## DATA
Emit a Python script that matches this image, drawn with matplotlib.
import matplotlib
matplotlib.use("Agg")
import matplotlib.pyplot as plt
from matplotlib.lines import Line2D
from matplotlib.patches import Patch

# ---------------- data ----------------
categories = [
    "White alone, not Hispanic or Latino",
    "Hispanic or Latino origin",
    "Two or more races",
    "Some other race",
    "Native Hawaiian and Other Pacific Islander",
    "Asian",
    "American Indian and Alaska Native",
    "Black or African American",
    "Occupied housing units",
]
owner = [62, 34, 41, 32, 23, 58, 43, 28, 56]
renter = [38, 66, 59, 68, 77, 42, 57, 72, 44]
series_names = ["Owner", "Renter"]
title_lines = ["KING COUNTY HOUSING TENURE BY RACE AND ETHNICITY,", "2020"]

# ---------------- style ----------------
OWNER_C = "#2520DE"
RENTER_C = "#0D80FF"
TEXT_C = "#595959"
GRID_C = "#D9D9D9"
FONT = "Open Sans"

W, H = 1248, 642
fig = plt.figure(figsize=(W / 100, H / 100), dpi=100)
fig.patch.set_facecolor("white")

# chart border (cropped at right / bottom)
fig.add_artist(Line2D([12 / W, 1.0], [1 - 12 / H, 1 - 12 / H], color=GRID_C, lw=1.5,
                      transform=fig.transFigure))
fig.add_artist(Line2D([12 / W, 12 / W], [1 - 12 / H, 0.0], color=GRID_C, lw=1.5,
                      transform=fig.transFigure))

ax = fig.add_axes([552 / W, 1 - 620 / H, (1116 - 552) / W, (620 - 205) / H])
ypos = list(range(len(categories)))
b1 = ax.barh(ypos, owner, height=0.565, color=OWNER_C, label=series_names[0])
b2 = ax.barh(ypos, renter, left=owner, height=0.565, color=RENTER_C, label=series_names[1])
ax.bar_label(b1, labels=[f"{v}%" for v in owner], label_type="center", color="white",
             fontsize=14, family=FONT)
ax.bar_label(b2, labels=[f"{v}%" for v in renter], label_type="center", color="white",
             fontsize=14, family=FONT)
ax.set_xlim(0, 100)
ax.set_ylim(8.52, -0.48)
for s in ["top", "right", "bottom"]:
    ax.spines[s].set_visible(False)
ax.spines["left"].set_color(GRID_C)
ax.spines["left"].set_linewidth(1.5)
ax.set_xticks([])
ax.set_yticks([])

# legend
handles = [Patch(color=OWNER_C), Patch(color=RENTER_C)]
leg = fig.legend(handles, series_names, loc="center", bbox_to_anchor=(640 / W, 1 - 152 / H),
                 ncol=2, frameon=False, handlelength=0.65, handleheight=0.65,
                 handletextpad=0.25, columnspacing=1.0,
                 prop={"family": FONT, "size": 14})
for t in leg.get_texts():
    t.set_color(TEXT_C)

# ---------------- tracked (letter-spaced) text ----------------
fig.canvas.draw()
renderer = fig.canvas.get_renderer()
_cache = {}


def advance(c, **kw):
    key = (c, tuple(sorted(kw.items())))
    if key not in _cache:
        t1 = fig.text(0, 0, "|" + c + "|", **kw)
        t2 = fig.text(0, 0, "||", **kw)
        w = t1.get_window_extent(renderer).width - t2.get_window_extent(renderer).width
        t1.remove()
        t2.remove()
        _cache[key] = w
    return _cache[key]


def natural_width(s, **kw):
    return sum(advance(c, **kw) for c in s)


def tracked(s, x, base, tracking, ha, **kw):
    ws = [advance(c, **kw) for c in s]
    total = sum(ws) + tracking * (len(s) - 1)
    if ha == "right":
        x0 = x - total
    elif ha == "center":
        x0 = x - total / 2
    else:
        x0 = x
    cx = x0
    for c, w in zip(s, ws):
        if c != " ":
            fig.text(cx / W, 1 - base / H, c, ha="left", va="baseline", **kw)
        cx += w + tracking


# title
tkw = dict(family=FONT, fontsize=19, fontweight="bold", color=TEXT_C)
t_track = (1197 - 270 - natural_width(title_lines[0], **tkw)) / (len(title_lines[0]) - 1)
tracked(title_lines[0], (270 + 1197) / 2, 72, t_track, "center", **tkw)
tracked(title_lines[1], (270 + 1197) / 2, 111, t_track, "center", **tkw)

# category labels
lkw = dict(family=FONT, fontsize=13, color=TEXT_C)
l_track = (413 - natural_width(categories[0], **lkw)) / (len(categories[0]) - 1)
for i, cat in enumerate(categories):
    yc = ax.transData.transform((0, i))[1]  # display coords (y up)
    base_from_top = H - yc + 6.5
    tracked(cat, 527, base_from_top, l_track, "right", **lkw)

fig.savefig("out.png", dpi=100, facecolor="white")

## TASK DETAILS
Report only how many lines in the listing contain the string "matplotlib".

## SOLUTION
6